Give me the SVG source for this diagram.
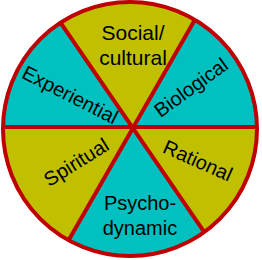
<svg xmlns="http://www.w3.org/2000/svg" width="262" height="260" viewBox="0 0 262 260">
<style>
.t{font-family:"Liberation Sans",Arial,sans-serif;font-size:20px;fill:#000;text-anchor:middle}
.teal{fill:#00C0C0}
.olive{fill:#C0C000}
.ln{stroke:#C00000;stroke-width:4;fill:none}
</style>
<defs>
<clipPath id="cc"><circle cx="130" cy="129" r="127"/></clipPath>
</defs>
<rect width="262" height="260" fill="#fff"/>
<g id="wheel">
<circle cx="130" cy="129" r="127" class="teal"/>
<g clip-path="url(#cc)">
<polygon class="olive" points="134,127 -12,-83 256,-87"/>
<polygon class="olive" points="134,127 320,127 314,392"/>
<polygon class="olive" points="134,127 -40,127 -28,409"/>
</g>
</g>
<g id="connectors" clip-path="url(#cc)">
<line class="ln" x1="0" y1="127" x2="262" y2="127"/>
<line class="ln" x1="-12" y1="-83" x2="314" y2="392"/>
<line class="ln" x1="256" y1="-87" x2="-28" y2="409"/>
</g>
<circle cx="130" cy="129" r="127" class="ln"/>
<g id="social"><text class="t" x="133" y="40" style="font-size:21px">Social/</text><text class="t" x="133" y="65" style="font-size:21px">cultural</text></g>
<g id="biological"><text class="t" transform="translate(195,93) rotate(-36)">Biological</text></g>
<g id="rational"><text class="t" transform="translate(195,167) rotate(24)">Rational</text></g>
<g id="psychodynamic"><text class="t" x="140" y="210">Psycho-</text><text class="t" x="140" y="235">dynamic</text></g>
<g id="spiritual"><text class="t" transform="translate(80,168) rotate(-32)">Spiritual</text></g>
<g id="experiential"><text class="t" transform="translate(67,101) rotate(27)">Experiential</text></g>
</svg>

[THE EXERCISE] Produce an exact copy of each line of data, skipping embedded images.

[THE RESPONSE]
Give me the SVG source for this diagram.
<svg xmlns="http://www.w3.org/2000/svg" width="262" height="260" viewBox="0 0 262 260">
<style>
.t{font-family:"Liberation Sans",Arial,sans-serif;font-size:20px;fill:#000;text-anchor:middle}
.teal{fill:#00C0C0}
.olive{fill:#C0C000}
.ln{stroke:#C00000;stroke-width:4;fill:none}
</style>
<defs>
<clipPath id="cc"><circle cx="130" cy="129" r="127"/></clipPath>
</defs>
<rect width="262" height="260" fill="#fff"/>
<g id="wheel">
<circle cx="130" cy="129" r="127" class="teal"/>
<g clip-path="url(#cc)">
<polygon class="olive" points="134,127 -12,-83 256,-87"/>
<polygon class="olive" points="134,127 320,127 314,392"/>
<polygon class="olive" points="134,127 -40,127 -28,409"/>
</g>
</g>
<g id="connectors" clip-path="url(#cc)">
<line class="ln" x1="0" y1="127" x2="262" y2="127"/>
<line class="ln" x1="-12" y1="-83" x2="314" y2="392"/>
<line class="ln" x1="256" y1="-87" x2="-28" y2="409"/>
</g>
<circle cx="130" cy="129" r="127" class="ln"/>
<g id="social"><text class="t" x="133" y="40" style="font-size:21px">Social/</text><text class="t" x="133" y="65" style="font-size:21px">cultural</text></g>
<g id="biological"><text class="t" transform="translate(195,93) rotate(-36)">Biological</text></g>
<g id="rational"><text class="t" transform="translate(195,167) rotate(24)">Rational</text></g>
<g id="psychodynamic"><text class="t" x="140" y="210">Psycho-</text><text class="t" x="140" y="235">dynamic</text></g>
<g id="spiritual"><text class="t" transform="translate(80,168) rotate(-32)">Spiritual</text></g>
<g id="experiential"><text class="t" transform="translate(67,101) rotate(27)">Experiential</text></g>
</svg>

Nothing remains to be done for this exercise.